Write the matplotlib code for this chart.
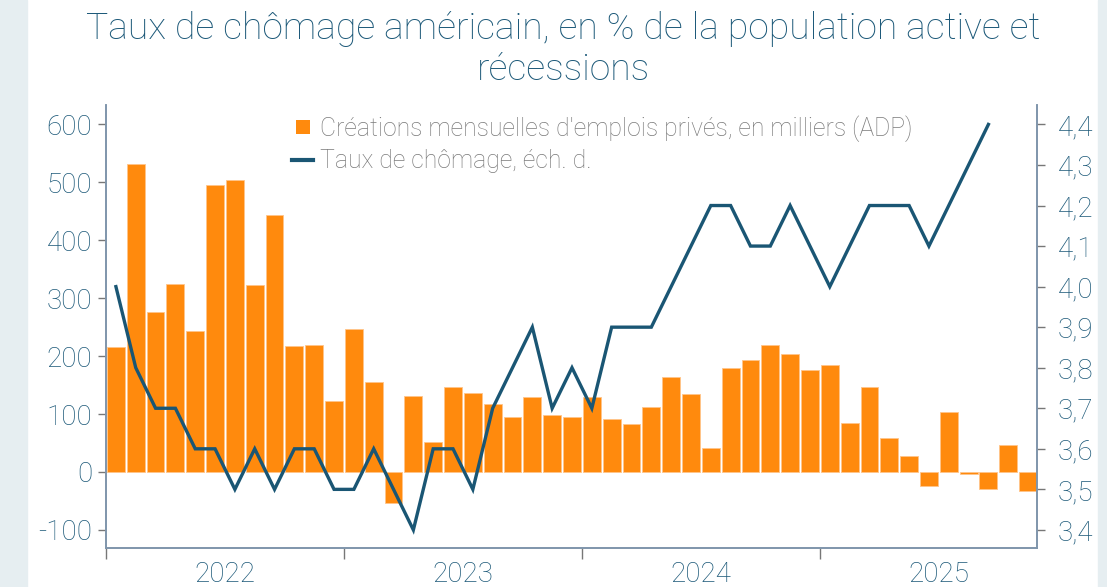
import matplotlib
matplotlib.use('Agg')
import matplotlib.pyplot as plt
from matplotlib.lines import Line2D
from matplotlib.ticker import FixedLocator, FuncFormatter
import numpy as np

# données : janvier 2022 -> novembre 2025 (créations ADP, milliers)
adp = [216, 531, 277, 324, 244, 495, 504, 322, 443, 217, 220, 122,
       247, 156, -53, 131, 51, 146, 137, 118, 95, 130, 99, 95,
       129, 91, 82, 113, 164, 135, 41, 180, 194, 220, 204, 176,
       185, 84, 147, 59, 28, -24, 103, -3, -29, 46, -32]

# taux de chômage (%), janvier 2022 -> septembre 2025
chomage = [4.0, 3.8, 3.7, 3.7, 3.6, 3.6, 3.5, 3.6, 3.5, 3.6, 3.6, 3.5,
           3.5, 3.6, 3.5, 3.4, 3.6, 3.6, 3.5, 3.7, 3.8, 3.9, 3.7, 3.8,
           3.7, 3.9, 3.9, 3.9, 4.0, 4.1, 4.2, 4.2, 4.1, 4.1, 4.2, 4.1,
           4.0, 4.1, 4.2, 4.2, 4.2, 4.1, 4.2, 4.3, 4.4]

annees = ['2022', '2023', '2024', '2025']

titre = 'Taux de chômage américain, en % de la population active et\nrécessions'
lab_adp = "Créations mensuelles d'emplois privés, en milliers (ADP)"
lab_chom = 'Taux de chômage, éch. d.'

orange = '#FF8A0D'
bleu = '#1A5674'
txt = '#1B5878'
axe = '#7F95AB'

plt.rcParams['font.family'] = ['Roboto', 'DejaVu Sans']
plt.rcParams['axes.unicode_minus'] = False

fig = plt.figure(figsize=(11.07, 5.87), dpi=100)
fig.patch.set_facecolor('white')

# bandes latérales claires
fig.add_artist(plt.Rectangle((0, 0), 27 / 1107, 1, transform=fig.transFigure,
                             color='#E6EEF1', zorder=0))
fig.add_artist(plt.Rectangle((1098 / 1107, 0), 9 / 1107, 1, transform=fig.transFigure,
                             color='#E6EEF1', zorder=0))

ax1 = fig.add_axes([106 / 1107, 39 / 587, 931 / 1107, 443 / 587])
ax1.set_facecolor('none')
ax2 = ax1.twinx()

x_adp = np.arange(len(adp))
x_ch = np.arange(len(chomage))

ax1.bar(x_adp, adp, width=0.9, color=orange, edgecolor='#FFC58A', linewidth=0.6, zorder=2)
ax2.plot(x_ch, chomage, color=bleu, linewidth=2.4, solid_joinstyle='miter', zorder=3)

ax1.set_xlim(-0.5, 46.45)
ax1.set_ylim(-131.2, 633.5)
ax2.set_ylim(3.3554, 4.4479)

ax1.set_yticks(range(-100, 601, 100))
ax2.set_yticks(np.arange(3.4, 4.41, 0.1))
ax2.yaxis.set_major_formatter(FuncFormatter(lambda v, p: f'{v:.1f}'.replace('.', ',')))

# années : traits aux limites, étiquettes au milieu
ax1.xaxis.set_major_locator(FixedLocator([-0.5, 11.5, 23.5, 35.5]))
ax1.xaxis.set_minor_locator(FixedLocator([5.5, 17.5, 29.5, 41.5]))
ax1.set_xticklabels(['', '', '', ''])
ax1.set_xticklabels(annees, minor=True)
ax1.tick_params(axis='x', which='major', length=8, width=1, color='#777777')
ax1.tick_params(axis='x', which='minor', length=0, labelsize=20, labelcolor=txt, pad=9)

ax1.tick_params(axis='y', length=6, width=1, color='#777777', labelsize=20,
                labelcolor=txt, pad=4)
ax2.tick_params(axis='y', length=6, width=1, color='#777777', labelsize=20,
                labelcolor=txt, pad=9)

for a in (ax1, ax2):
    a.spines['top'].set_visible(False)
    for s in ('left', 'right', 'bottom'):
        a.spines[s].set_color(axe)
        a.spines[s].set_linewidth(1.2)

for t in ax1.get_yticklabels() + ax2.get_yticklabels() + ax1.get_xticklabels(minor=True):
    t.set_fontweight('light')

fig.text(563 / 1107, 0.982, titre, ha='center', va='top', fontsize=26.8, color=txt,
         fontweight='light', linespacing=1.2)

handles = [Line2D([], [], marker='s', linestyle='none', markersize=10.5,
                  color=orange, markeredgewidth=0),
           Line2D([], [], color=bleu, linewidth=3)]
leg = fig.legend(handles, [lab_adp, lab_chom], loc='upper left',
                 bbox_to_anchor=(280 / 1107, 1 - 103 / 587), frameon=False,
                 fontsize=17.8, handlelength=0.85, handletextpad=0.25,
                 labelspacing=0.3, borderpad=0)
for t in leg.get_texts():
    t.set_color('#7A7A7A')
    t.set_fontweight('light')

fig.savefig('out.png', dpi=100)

• [What the exercise asks] Whenever "matplotlib" turns up in a line, pick that line out.

• [Answer for this exercise]
Write the matplotlib code for this chart.
import matplotlib
matplotlib.use('Agg')
import matplotlib.pyplot as plt
from matplotlib.lines import Line2D
from matplotlib.ticker import FixedLocator, FuncFormatter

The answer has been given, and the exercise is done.